### WORK INSTRUCTIONS
Retype the data exactly, from its first line to the line containing "import plotly.graph_objects as go", including both, and skip any picture.

══ DATA PROVIDED

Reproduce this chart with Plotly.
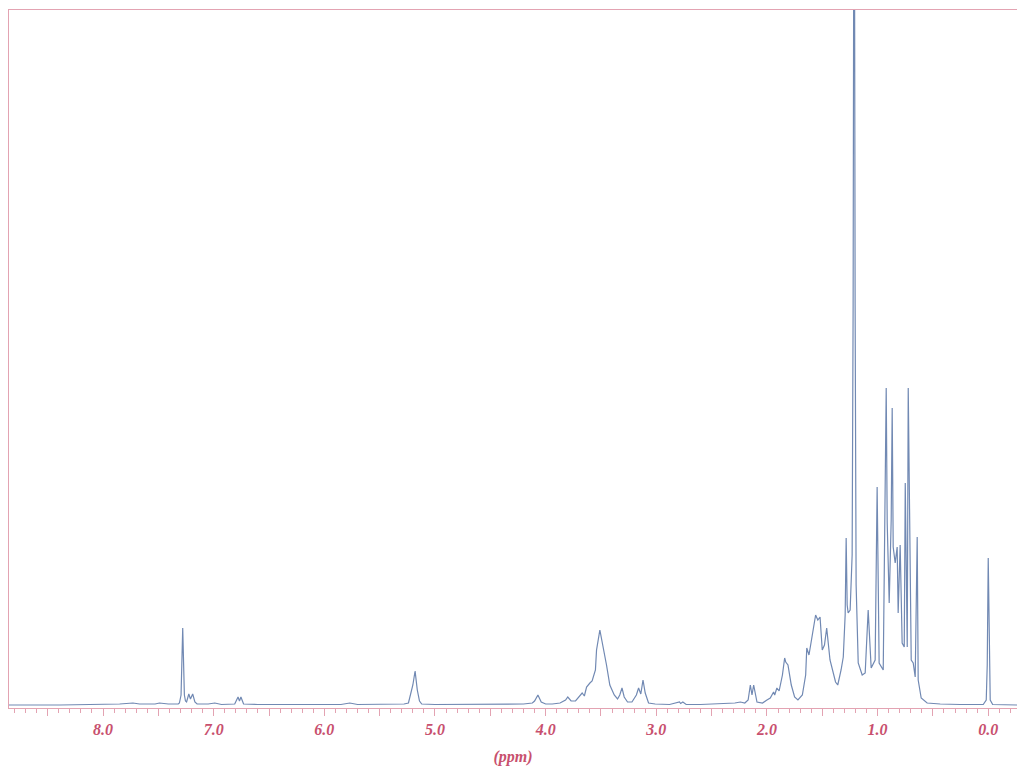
import plotly.graph_objects as go

# Chemical shift (ppm) and intensity
ppm = [
    8.85, 8.39, 7.85, 7.73, 7.67, 7.53, 7.49, 7.41, 7.32,
    7.31, 7.295, 7.28, 7.265, 7.255,
    7.245, 7.225, 7.21, 7.19, 7.17, 7.15,
    7.05, 6.99, 6.93,
    6.81, 6.78, 6.767, 6.754, 6.73,
    6.6, 6.3, 6.2, 5.85, 5.77, 5.7, 5.4, 5.28,
    5.24, 5.22, 5.20, 5.18, 5.16, 5.14, 5.12,
    5.0, 4.6, 4.4, 4.2, 4.12,
    4.10, 4.07, 4.04, 4.0,
    3.94, 3.87, 3.82, 3.80, 3.77, 3.73, 3.70, 3.67, 3.65, 3.63, 3.60, 3.58,
    3.55, 3.54, 3.51, 3.48, 3.45, 3.42, 3.38, 3.35, 3.33, 3.31, 3.29, 3.26,
    3.22, 3.18, 3.16, 3.14, 3.12, 3.10, 3.07, 3.01, 2.88,
    2.79, 2.78, 2.76, 2.73, 2.60, 2.42, 2.29, 2.24, 2.20,
    2.17, 2.15, 2.135, 2.12, 2.09, 2.04, 2.00, 1.97, 1.94, 1.93, 1.91, 1.89,
    1.86, 1.84, 1.83, 1.81, 1.78, 1.75, 1.72, 1.68, 1.65, 1.64, 1.62, 1.59,
    1.56, 1.54, 1.52, 1.50, 1.48, 1.46, 1.43, 1.38, 1.36, 1.33, 1.31, 1.293,
    1.284, 1.275, 1.266, 1.248, 1.230, 1.221, 1.212, 1.203, 1.194, 1.175,
    1.139, 1.112, 1.085, 1.058, 1.022, 1.004, 0.986, 0.949, 0.922, 0.913,
    0.895, 0.877, 0.868, 0.859, 0.841, 0.823, 0.814, 0.796, 0.778, 0.759,
    0.750, 0.732, 0.723, 0.696, 0.678, 0.660, 0.642, 0.633, 0.606, 0.552,
    0.434, 0.253, 0.045, 0.018, 0.009, 0.0, -0.009, -0.018, -0.04, -0.262,
]
intensity = [
    0, 0, 1, 2, 1, 1, 2, 1, 1,
    2, 10, 77, 10, 4,
    3, 11, 6, 11, 3, 1,
    1, 2, 0.5,
    1, 8, 4, 8, 1,
    0.5, 1, 0.5, 0.5, 2, 0.5, 0.5, 1,
    2, 10, 20, 34, 15, 4, 1,
    0.5, 0.5, 1, 1, 2,
    4, 10, 3, 1,
    1, 2, 5, 8, 4, 4, 8, 12, 9, 18, 22, 24,
    35, 55, 75, 58, 40, 20, 10, 6, 10, 17, 8, 3,
    3, 10, 17, 11, 25, 12, 2, 1, 0.5,
    3, 1.5, 3, 0.5, 0.5, 1, 2, 3, 2,
    5, 20, 10, 20, 3, 2, 5, 7, 13, 10, 17, 14,
    30, 47, 43, 40, 20, 8, 5, 10, 30, 57, 50, 70,
    90, 85, 88, 55, 60, 77, 45, 23, 20, 35, 48, 90,
    167, 100, 92, 95, 150, 400, 1000, 400, 120, 42,
    30, 32, 95, 37, 45, 218, 42, 35, 317, 182,
    102, 185, 297, 158, 142, 158, 92, 160, 62, 58,
    222, 58, 317, 45, 42, 28, 168, 25, 7, 2,
    1, 0.5, 0.5, 5, 40, 147, 40, 5, 0.5, 0,
]

major_ticks = [8.5, 8.0, 7.5, 7.0, 6.5, 6.0, 5.5, 5.0, 4.5, 4.0, 3.5, 3.0, 2.5, 2.0, 1.5, 1.0, 0.5, 0.0]
major_text = ["", "8.0", "", "7.0", "", "6.0", "", "5.0", "", "4.0", "", "3.0", "", "2.0", "", "1.0", "", "0.0"]

frame_color = "#e3a3b2"
label_color = "#c8506e"
label_font = dict(family="Liberation Serif", size=16, color=label_color,
                  style="italic", weight="bold")

fig = go.Figure()
fig.add_trace(go.Scatter(
    x=ppm, y=intensity, mode="lines",
    line=dict(color="#7189b3", width=1.2),
    hoverinfo="x+y", showlegend=False,
))

fig.update_layout(
    width=1017, height=766,
    margin=dict(l=9, r=0, t=10, b=58),
    paper_bgcolor="white", plot_bgcolor="white",
    xaxis=dict(
        range=[8.85, -0.26], showgrid=False, zeroline=False,
        showline=True, linecolor=frame_color, linewidth=1, mirror=True,
        tickmode="array", tickvals=major_ticks, ticktext=major_text,
        ticks="outside", ticklen=7, tickcolor=frame_color, tickwidth=1,
        minor=dict(tickmode="linear", tick0=0, dtick=0.1, ticks="outside",
                   ticklen=4, tickcolor=frame_color, tickwidth=1, showgrid=False),
        tickfont=label_font,
        title=dict(text="(ppm)", standoff=14, font=label_font),
    ),
    yaxis=dict(
        range=[-3, 695], showgrid=False, zeroline=False, showticklabels=False,
        showline=True, linecolor=frame_color, linewidth=1, ticks="",
    ),
)

fig.write_html(
    "out.html",
    config={"displayModeBar": False},
    post_script="document.body.style.margin='0';document.body.style.overflow='hidden';",
)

════

### SOLUTION TO THIS TASK
Reproduce this chart with Plotly.
import plotly.graph_objects as go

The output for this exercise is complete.